Em sua segunda edição, a DR quer falar do lugar das mulheres no meio intelectual e cultural, em particular na universidade.
Há muitas mulheres, professoras e pesquisadoras, na universidade. Talvez sejam até maioria (e, claro, branca e classe média). Um grande número delas ocupa cargos de direção e coordenação. Mas as principais referências intelectuais, os “grandes nomes” de laboratórios e grupos de pesquisa ainda são homens brancos em sua esmagadora maioria. Os espaços que homens e mulheres intelectuais possuem na mídia corporativa também são desiguais. Não sabemos sequer se vale a pena lutar por conquistar espaços de poder tão bem demarcados, mas essa assimetria certamente quer dizer alguma coisa. Talvez esconda, inclusive, outras desigualdades, que são também sociais e raciais. Precisamos ao menos falar disso.
O recém-empossado primeiro ministro canadense formou um gabinete com metade de mulheres. Perguntaram o por quê. Ele respondeu: porque é 2015. Pois é. Estamos em 2015 e mulheres ainda precisam lutar por oportunidades iguais no mercado de trabalho, na política e também no meio intelectual, onde o problema parecia estar resolvido. Não está.
Por isso precisamos dessa DR, que chega num momento de explosão das lutas de mulheres por direitos e contra todas as opressões que ainda sofrem no dia a dia – algumas mais do que outras—, as mulheres negras e indígenas certamente mais do que as brancas. Apoiamos e estamos dentro de todas essas causas. Mas, nesse número, nos dedicamos a discutir outras formas de machismo, às vezes imperceptíveis e dissimuladas. Mecanismos muito sutis estão presentes no meio cultural e universitário. Desejamos torná-los visíveis e ressaltar gestos e práticas que produzem assimetrias e configuram relações microscópicas de poder.
Convidamos, para esta edição, mulheres que desejam discutir sua relação com esses espaços de saber e de poder. E que são, também, os espaços de nossas vidas. As falas aqui reunidas provêm de diferentes lugares e expressam diferentes embates com o meio universitário. Nós mesmas, editoras, temos posições distintas na universidade – umas fora, outras dentro, outras batalhando para entrar. E como a universidade nunca será seriamente pensada se não for atravessada pelos saberes e lutas que se travam fora dela, convidamos, para a entrevista da vez, Antônia Melo, coordenadora do Movimento Xingu Vivo Para Sempre. Antônia convida a todos, principalmente as mulheres, a permanecer com a questão: “O que é que está por trás desses projetos que destroem a vida?” Um convite a pensar sobre “qual é o modelo de poder e como nós, mulheres, poderemos construir um poder de vida, um poder de acolhida, um poder de respeito aos direitos humanos, um poder, acima de tudo, que gere vida e não que gere morte”.

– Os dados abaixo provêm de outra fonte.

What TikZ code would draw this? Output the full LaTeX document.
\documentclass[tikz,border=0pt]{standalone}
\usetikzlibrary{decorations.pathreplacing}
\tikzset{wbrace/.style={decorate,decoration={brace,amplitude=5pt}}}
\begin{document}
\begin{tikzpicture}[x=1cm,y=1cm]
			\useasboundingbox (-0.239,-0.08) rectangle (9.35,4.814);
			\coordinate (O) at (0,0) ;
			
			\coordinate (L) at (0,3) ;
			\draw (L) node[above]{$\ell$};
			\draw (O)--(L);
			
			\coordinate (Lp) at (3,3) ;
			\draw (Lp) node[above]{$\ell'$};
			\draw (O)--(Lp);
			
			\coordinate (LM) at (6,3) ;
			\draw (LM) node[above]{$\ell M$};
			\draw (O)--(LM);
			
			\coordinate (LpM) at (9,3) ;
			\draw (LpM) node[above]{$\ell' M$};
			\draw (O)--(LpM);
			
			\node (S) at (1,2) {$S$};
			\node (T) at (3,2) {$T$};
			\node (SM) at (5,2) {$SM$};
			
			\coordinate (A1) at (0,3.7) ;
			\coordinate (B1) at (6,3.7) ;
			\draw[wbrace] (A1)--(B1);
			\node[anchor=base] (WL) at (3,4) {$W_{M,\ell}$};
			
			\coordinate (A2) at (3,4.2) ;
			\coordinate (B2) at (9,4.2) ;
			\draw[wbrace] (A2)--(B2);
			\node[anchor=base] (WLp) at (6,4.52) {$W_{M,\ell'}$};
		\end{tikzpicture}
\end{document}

Investimos no que é possível fazer e pensar a partir de nossos próprios lugares. Em tempos de hierarquização de opressões e de resistências, queremos afirmar que uma prática política ainda é possível a partir de nossos modos de vida.
Como as crescentes exigências da produção intelectual afetam de modo distinto homens e mulheres? Como os critérios de avaliação privilegiam um certo tipo de produção e de performance? Que mecanismos fazem com que mulheres negras e indígenas ainda sejam excluídas na universidade? Como se sentem neste ambiente aquelas que conseguem furar o bloqueio? Que efeito isso gera em suas vidas e em suas relações? Como as mulheres têm gestado trânsitos entre a universidade e uma série de ações além de seus territórios convencionais: rodada hacker, graffite, marcha de mulheres negras, modos de ser Guarani e Marubo?
Fazer DR desde os nossos lugares e com a crença de que fluxos de desejo interrompem a cristalização das instituições. DR com desejo, portanto, e também com o riso e a autoderrisão que podem ser instrumentos da ação política, mas que têm estado em desuso.
Um devir-mulher da universidade. Um acolhimento dessa alteridade que a universidade vem abrigando lentamente. Porque 2015 já está acabando e nós queremos mais.